Nebojsa Knezevic, the director says: "They eat only cans for two moths already. But, as you know, children need milk, biscuits, fruits. They do not need canned food full of nitrates". While he was talking some young boys came to inform him that the cooked food has arrived from the Orthodox church. The dam hall became vivid. Hamburgers, soup, fried potato came. The face of the man we are talking to lit up - he managed to provide them with better food, even for a short time. He is not sure what is going to be tomorrow. " The state is devastated by the war. The town and the state do their best to provide us with the best, but you see as it is" - he points to the crowd gathered around the "caldron".



Males who are not engaged in food distribution sit around us and speak hardly: "Recently a journalist from the "Die Deutsche Zeitung". We told him that KFOR drove us out, gave us fuel and deprived us of the protection. He was surprised. He said that he believed us and would publish that story at the price of his personal security. The German said that they do not even have the slightest idea about what was going on in Kosovo. As soon as someone attempts to say the truth, the state censors him. Some of them are even threatened. That is probably that democracy of theirs because of which we are dying. We shall see what he is going to write" - says young Gypsy from Djakovica surrounding loudly gesticulating. He unites the story of the majority of refugees we talked to - " If KFOR says that it guarantees us the security, we shall go back. Otherwise we have no where to go. I know that our houses are fired and destroyed. You know, it happened while KFOR secured Kosovo. Who let ethnic Albanians to put our houses into fire?"

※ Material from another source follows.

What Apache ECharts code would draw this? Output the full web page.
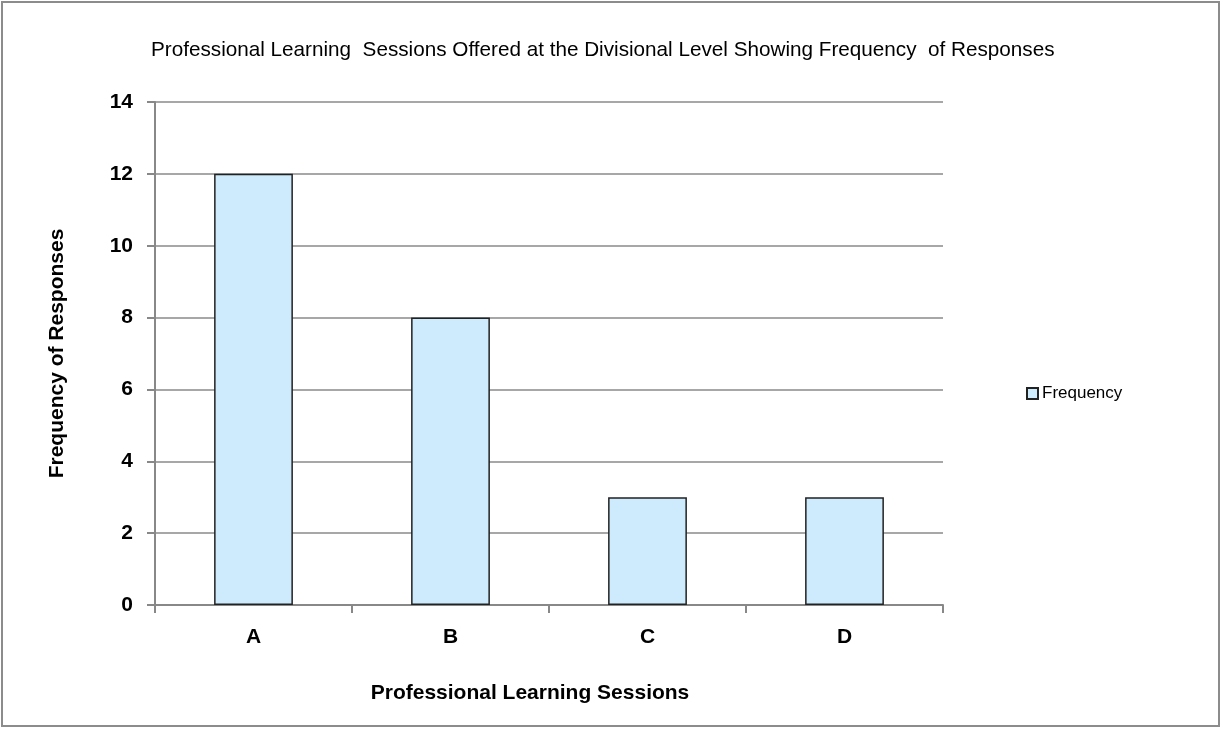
<!DOCTYPE html>
<html>
<head>
<meta charset="utf-8">
<script src="https://cdn.jsdelivr.net/npm/echarts@6/dist/echarts.min.js"></script>
<style>
  html, body { margin: 0; padding: 0; background: #fff; }
  #chart { width: 1222px; height: 729px; }
</style>
</head>
<body>
<div id="chart"></div>
<script>
const categories = ['A', 'B', 'C', 'D']
const frequency = [12, 8, 3, 3]
const seriesName = 'Frequency'

const chart = echarts.init(document.getElementById('chart'))
const font = '"Liberation Sans", Arial, sans-serif'

chart.setOption({
  animation: false,
  textStyle: { fontFamily: font },
  title: {
    text: 'Professional Learning  Sessions Offered at the Divisional Level Showing Frequency  of Responses',
    left: 146,
    top: 35,
    textStyle: { fontFamily: font, fontSize: 20.7, fontWeight: 'normal', color: '#000' }
  },
  graphic: [
    {
      type: 'rect',
      shape: { x: 2, y: 2, width: 1217, height: 724 },
      style: { fill: 'none', stroke: '#8c8c8c', lineWidth: 2 },
      silent: true
    }
  ],
  legend: {
    data: [seriesName],
    left: 1021,
    top: 380,
    orient: 'vertical',
    itemWidth: 11,
    itemHeight: 11,
    icon: 'rect',
    textStyle: { fontFamily: font, fontSize: 17, color: '#000', padding: [0, 0, 0, -1] }
  },
  grid: { left: 155, right: 279, top: 102, bottom: 124 },
  xAxis: {
    type: 'category',
    data: categories,
    name: 'Professional Learning Sessions',
    nameLocation: 'middle',
    nameGap: 78,
    nameTextStyle: { fontFamily: font, fontSize: 21, fontWeight: 'bold', color: '#000', padding: [0, 38, 0, 0] },
    axisLine: { lineStyle: { color: '#888', width: 2 } },
    axisTick: { show: true, alignWithLabel: false, length: 8, lineStyle: { color: '#888', width: 2 } },
    axisLabel: { margin: 22, fontFamily: font, fontSize: 21, fontWeight: 'bold', color: '#000' }
  },
  yAxis: {
    type: 'value',
    min: 0,
    max: 14,
    interval: 2,
    name: 'Frequency of Responses',
    nameLocation: 'middle',
    nameGap: 87,
    nameTextStyle: { fontFamily: font, fontSize: 21, fontWeight: 'bold', color: '#000' },
    axisLine: { show: true, lineStyle: { color: '#888', width: 2 } },
    axisTick: { show: true, length: 8, lineStyle: { color: '#888', width: 2 } },
    axisLabel: { margin: 22, fontFamily: font, fontSize: 21, fontWeight: 'bold', color: '#000' },
    splitLine: { show: true, lineStyle: { color: '#8a8a8a', width: 1.5 } }
  },
  series: [
    {
      name: seriesName,
      type: 'bar',
      data: frequency,
      barWidth: '40%',
      itemStyle: { color: '#cdebfd', borderColor: '#222', borderWidth: 1.5 }
    }
  ]
})
</script>
</body>
</html>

That there is hope for mutual life we become convinced getting to know a young Gypsy couple. They got married just in the green market hall turned into the refugee camp. The spouse is pregnant. Here is also Milos Popovic, a small boy from Belo Polje near Pec - a war child. He is only five moths old and already is a refugee. We hope that his future will be better than the present black time.



One of the stories also supports their fable hopes. Namely, Montenegrin from Pec, who escaped into Rozaje, Montenegro, after the KFOR arrival had a telephone call from his ethnic Albanian neighbor who knows how managed to find his new telephone number. He strictly told him: " My neighbor, I am in your house. We have lived together for so many years and I do not like to spoil our relations. I moved into your house in order to keep it from burning by wild people from Albania. We ethnic Albanians from Pec are not safe due to them. If you wish I shall send you the rent for the period I am in it, practically until you come back. When you come, your house will wait for you. The same as you left it."



"And, he will come", say his relatives, " if Clinton, Blair and others let us go back".